The Sarah Heinz house serves more than 1,000 area youth through its afterschool and summer programs. Its 75,000 sq. ft. building includes the state-of-the art Baierl gymnasium and swimming pool, as well as a dance studio and fitness center.

Kids participating in summer programs at the Sarah Heinz House stay engaged and active with swimming, field trips, sports, games, arts and crafts, special guests and fun themes. Robotics programs feature the BeeBots (for ages 3-6) and LEGOs and VEX robots for students in grades one through eight. 

“The participants get to build, problem-solve, and create,” said Jennifer Cairns, executive director. “Our inclusive and supportive staff works hard to provide an incredibly high-energy, safe and fun space for the kids. It’s truly energizing to watch these kids learn and grow, as many come back year after year.”

Director of Summer Camp Kyle Glaser said that the organization prides itself on the inclusivity and diversity offered within the camps. “We have children of all economic backgrounds, ethnicities, religions and even dietary needs. Our staff, which is made up of full-time and part-time professionals, teachers off for their summer holidays and college students, focuses on every kid as an individual. They motivate through promoting self-confidence, dignity and self-esteem. They make it fun so that the kids don’t even know they’re learning!”

One tried-and-true option is the overnight camp experience. “It encourages healthy living, and being outdoors and in nature gets kids excited,” said Glaser. “It’s also about meeting new people and friends, and learning skills they will use for a lifetime.” 

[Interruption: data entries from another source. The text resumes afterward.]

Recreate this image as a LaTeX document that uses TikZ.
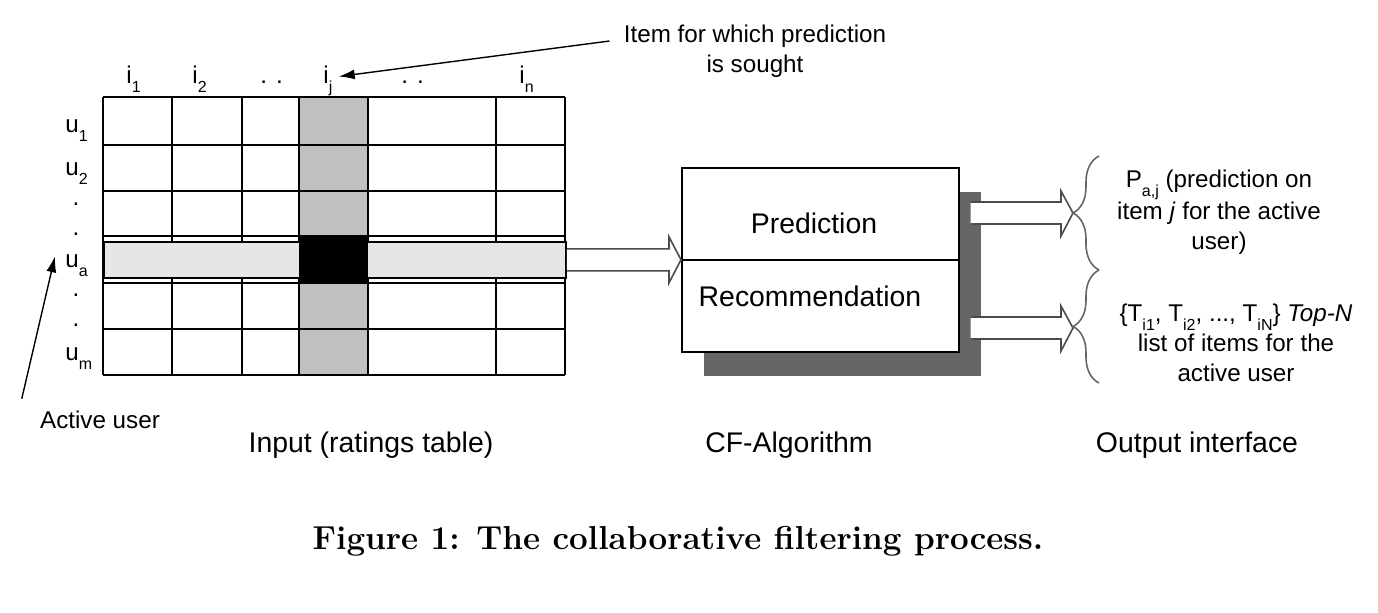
\documentclass[tikz,border=0pt]{standalone}
\usepackage{amsmath}
\usepackage{fontspec}
\setsansfont{Liberation Sans}
\usepackage{tikz}
\usetikzlibrary{positioning, calc, arrows.meta, shadows, decorations.pathreplacing}

\definecolor{colgrey}{RGB}{192,192,192}
\definecolor{bandgrey}{RGB}{230,230,230}
\definecolor{shadowgrey}{RGB}{102,102,102}
\newcommand{\lo}[1]{\raisebox{-0.38em}{\fontsize{8}{8}\selectfont #1}}

\tikzset{
	lbl/.style={font=\sffamily\fontsize{12.1}{15}\selectfont, inner sep=0pt},
	bigtxt/.style={font=\sffamily\fontsize{14.2}{17}\selectfont, inner sep=0pt},
	cell/.style={draw=black, line width=0.9pt},
	fatarrow/.style={draw=black!70, line width=0.8pt, fill=white, line join=miter},
	pointer/.style={-{Latex[length=8pt,width=5pt]}, line width=0.7pt},
	curly/.style={draw=black!60, line width=0.8pt, decorate,
		decoration={brace, amplitude=13pt}}
}

\begin{document}
\begin{tikzpicture}[x=0.5pt, y=-0.5pt]
	\useasboundingbox (0,0) rectangle (1378,612);
	% ratings table
	\fill [colgrey] (299,97) rectangle (368,375);
	\foreach \x in {103,172,242,299,368,496,565}
		\draw [cell] (\x,97) -- (\x,375);
	\foreach \y in {97,145,191,236,283,329,375}
		\draw [cell] (103,\y) -- (565,\y);
	\node (band) [cell, fill=bandgrey, anchor=north west, inner sep=0pt,
		minimum width=231pt, minimum height=18pt] at (103,241) {};
	\fill (299,236) rectangle (368,283);
	% item labels
	\node (i1) [lbl, anchor=base west] at (126,83) {i\lo{1}};
	\node (i2) [lbl, anchor=base west] at (192,83) {i\lo{2}};
	\node (id1) [lbl, anchor=base west] at (260,83) {. .};
	\node (ij) [lbl, anchor=base west] at (323,83) {i\lo{j}};
	\node (id2) [lbl, anchor=base west] at (401,83) {. .};
	\node (in) [lbl, anchor=base west] at (519,83) {i\lo{n}};
	% user labels
	\node (u1) [lbl, anchor=base west] at (65,132) {u\lo{1}};
	\node (u2) [lbl, anchor=base west] at (65,175) {u\lo{2}};
	\node (ua) [lbl, anchor=base west] at (65,267) {u\lo{a}};
	\node (um) [lbl, anchor=base west] at (65,360) {u\lo{m}};
	\foreach \y in {205,235,296,326}
		\node [lbl, anchor=base] at (76,\y) {.};
	% pointers
	\node (sought) [lbl, align=center] at (755,51) {Item for which prediction\\is sought};
	\draw [pointer] ($(sought.west)+(-14,-10)$) -- ([shift={(3pt,2pt)}]ij.east);
	\node (active) [lbl] at (100,420) {Active user};
	\draw [pointer] ($(active.north west)+(-18,-12)$) -- ($(ua.west)+(-10,-9)$);
	% CF algorithm
	\node (cf) [draw, line width=0.8pt, fill=white, anchor=north west,
		minimum width=138.5pt, minimum height=92pt,
		drop shadow={shadow xshift=11pt, shadow yshift=-12pt, fill=shadowgrey, opacity=1}]
		at (681,167) {};
	\draw [line width=0.8pt] (cf.west) -- (cf.east);
	\node (pred) [bigtxt, anchor=base] at (814,233) {Prediction};
	\node (rec) [bigtxt, anchor=base] at (810,306) {Recommendation};
	\filldraw [fatarrow] ($(band.east)+(0,-11)$) -- ($(cf.west)+(-12,-11)$)
		-- ($(cf.west)+(-12,-23)$) -- (cf.west) -- ($(cf.west)+(-12,23)$)
		-- ($(cf.west)+(-12,11)$) -- ($(band.east)+(0,11)$);
	% output
	\coordinate (ptip) at (1073,213);
	\coordinate (rtip) at (1073,328);
	\foreach \t in {ptip,rtip}
		\filldraw [fatarrow] ($(cf.east |- \t)+(11,-11)$) -- ($(\t)+(-12,-11)$)
			-- ($(\t)+(-12,-22)$) -- (\t) -- ($(\t)+(-12,23)$)
			-- ($(\t)+(-12,11)$) -- ($(cf.east |- \t)+(11,11)$);
	\draw [curly] (1099,270) -- (1099,156);
	\draw [curly] (1099,383) -- (1099,270);
	\node (pout) [lbl, align=center] at (1219,212)
		{P\lo{a,j} (prediction on\\item \textit{j} for the active\\user)};
	\node (rout) [lbl, align=center] at (1236,343)
		{\{T\lo{i1}, T\lo{i2}, ..., T\lo{iN}\} \textit{Top-N}\\list of items for the\\active user};
	% captions
	\node (input) [bigtxt] at (371,445) {Input (ratings table)};
	\node (algo) [bigtxt] at (789,445) {CF-Algorithm};
	\node (output) [bigtxt] at (1197,445) {Output interface};
	\node (fig) [font=\fontsize{16.6}{20}\selectfont\bfseries] at (678,541)
		{Figure 1: The collaborative filtering process.};
\end{tikzpicture}
\end{document}
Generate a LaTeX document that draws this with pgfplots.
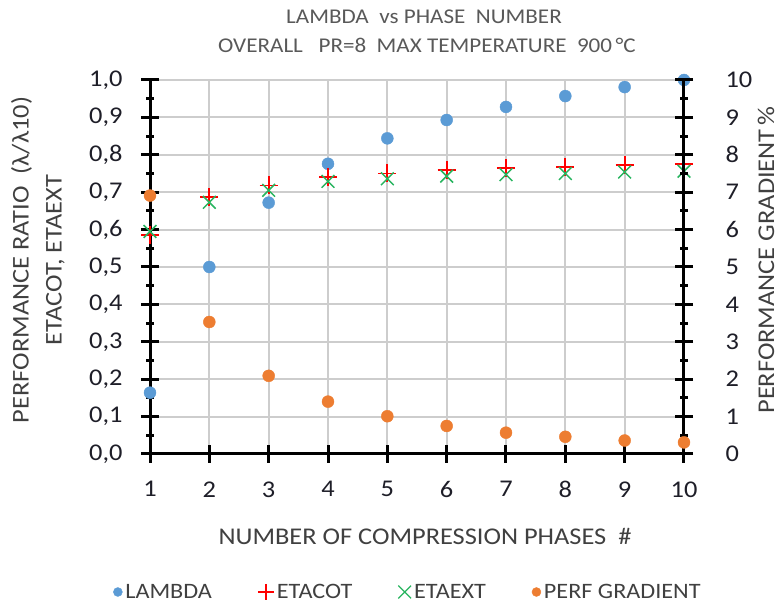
\documentclass[border=0pt]{standalone}
\usepackage{fontspec}
\setmainfont{Carlito}[FakeStretch=1.1]
\usepackage{pgfplots}
\pgfplotsset{compat=1.18}
\definecolor{lamblue}{RGB}{91,155,213}
\definecolor{perforange}{RGB}{237,125,49}
\definecolor{cotred}{RGB}{255,0,0}
\definecolor{extgreen}{RGB}{40,180,95}
\definecolor{gridgray}{RGB}{205,205,205}
\definecolor{titlecol}{RGB}{89,89,89}
\definecolor{labcol}{RGB}{64,64,64}
\definecolor{tickcol}{RGB}{30,30,40}

\begin{document}
\begin{tikzpicture}
% left axis: ratios
\begin{axis}[
  scale only axis,
  width=534pt, height=374pt,
  at={(150pt,150pt)}, anchor=south west,
  xmin=1, xmax=10, clip=false,
  axis x line*=bottom, axis y line*=left,
  axis line style={line width=3pt},
  tick style={line width=3pt, color=black},
  tick align=center, major tick length=18pt, minor tick length=8pt,
  ymin=0, ymax=1,
  xtick={1,2,3,4,5,6,7,8,9,10},
  ytick={0,0.1,0.2,0.3,0.4,0.5,0.6,0.7,0.8,0.9,1.0},
  minor ytick={0.05,0.15,0.25,0.35,0.45,0.55,0.65,0.75,0.85,0.95},
  grid=major, grid style={line width=2pt, gridgray},
  tick label style={font=\fontsize{24}{28}\selectfont, text=tickcol},
  xticklabel style={yshift=-15pt, /pgf/number format/assume math mode=true},
  yticklabel style={xshift=-15pt, /pgf/number format/.cd, fixed, fixed zerofill, precision=1, use comma, assume math mode=true},
  legend columns=4,
  legend style={draw=none, fill=none, font=\fontsize{22}{26}\selectfont, text=labcol,
    at={(axis description cs:0.5,0)}, anchor=center, yshift=-138pt, xshift=-9pt,
    /tikz/every even column/.append style={column sep=44pt},
    /tikz/every odd column/.append style={column sep=1pt}},
]
\addplot[forget plot, only marks, mark=*, mark size=6pt, color=lamblue]
  coordinates {(1,0.164)(2,0.500)(3,0.672)(4,0.776)(5,0.844)(6,0.893)(7,0.928)(8,0.957)(9,0.981)(10,1.000)};
\addplot[forget plot, only marks, mark=+, mark size=9pt, line width=1.8pt, color=cotred]
  coordinates {(1,0.585)(2,0.687)(3,0.718)(4,0.740)(5,0.750)(6,0.760)(7,0.764)(8,0.768)(9,0.773)(10,0.775)};
\addplot[forget plot, only marks, mark=x, mark size=9pt, line width=1.5pt, color=extgreen]
  coordinates {(1,0.595)(2,0.673)(3,0.705)(4,0.729)(5,0.736)(6,0.743)(7,0.747)(8,0.750)(9,0.754)(10,0.756)};
\addlegendimage{only marks, mark=*, mark size=4.5pt, color=lamblue}
\addlegendimage{only marks, mark=+, mark size=8pt, line width=1.2pt, color=cotred}
\addlegendimage{only marks, mark=x, mark size=9pt, line width=1.2pt, color=extgreen}
\addlegendimage{only marks, mark=*, mark size=4.5pt, color=perforange}
\legend{LAMBDA, ETACOT, ETAEXT, PERF GRADIENT}
\end{axis}
% right axis: performance gradient
\begin{axis}[
  scale only axis,
  width=534pt, height=374pt,
  at={(150pt,150pt)}, anchor=south west,
  xmin=1, xmax=10, clip=false,
  axis x line=none, axis y line*=right,
  axis line style={line width=3pt},
  tick style={line width=3pt, color=black},
  tick align=center, major tick length=18pt, minor tick length=8pt,
  ymin=0, ymax=10,
  ytick={0,1,2,3,4,5,6,7,8,9,10},
  minor ytick={0.5,1.5,2.5,3.5,4.5,5.5,6.5,7.5,8.5,9.5},
  tick label style={font=\fontsize{24}{28}\selectfont, text=tickcol},
  yticklabel style={xshift=29pt, /pgf/number format/assume math mode=true},
]
\addplot[only marks, mark=*, mark size=6pt, color=perforange]
  coordinates {(1,6.91)(2,3.53)(3,2.09)(4,1.40)(5,1.01)(6,0.75)(7,0.57)(8,0.46)(9,0.36)(10,0.31)};
\end{axis}
\node[font=\fontsize{21}{25}\selectfont, text=titlecol] at (424pt,587pt) {LAMBDA\ \ vs PHASE\ \ NUMBER};
\node[font=\fontsize{21}{25}\selectfont, text=titlecol] at (427pt,559pt) {OVERALL\ \ \ PR=8\ \ MAX TEMPERATURE\ \ 900\,°C};
\node[font=\fontsize{24}{28}\selectfont, text=labcol] at (425pt,68pt) {NUMBER OF COMPRESSION PHASES\ \ \#};
\node[rotate=90, align=center, font=\fontsize{24}{33}\selectfont, text=labcol] at (38pt,344pt)
  {PERFORMANCE RATIO\ \ (λ/λ10)\\ETACOT, ETAEXT};
\node[rotate=90, font=\fontsize{24}{28}\selectfont, text=labcol] at (766pt,344pt) {PERFORMANCE GRADIENT\,\%};
\pgfresetboundingbox
\path[use as bounding box] (0pt,0pt) rectangle (779pt,604pt);
\end{tikzpicture}
\end{document}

The residential sessions are 11 days each, and students from second grade to high school seniors are welcome to unplug from technology and connect with nature. “Turning over rocks in a stream, hiking through tall ferns, fishing and archery–are all outdoor experiences that enrich a kid’s perception of the world and promote healthy development,” said Glaser.

He added that all of the camps at the Sarah Heinz House are meant to build character. “If you’re respectful, you’ll receive respect in turn. It’s as simple as that!” he said. “A trusting relationship is built over time and, through the continuity of our counselors, coaches and mentors, all of our campers experience that bond.”

The Sarah Heinz House Leadership Camp encourages high school graduates to assess situations and problem-solve in order to make good decisions and develop leadership and job preparation skills. “This camp helps today’s young adults learn to work with a team, improve their communication skills, and effect change in order to be socially responsible future leaders,” said Cairns. 

At the overnight camp, kids are part of meal set-up, serving and even clean-up. “They learn global appreciation and to respect and be responsible for the environment in which they live,” said Glaser. “They learn to meet the test of ‘leave no trace,’ which means to leave nature better than how you found it.

“We’ve had parents call us after their child returns home from camp, and they’re thanking us because the child is setting the dinner table and helping wash the dishes. So we know that the valuable lessons we’re teaching in the camps are working,” he added. “Camp is the perfect place for kids to practice making decisions for themselves without parents guiding every move. Managing their daily choices in the safe, caring environment of camp, children welcome this as a freedom to blossom in new directions.”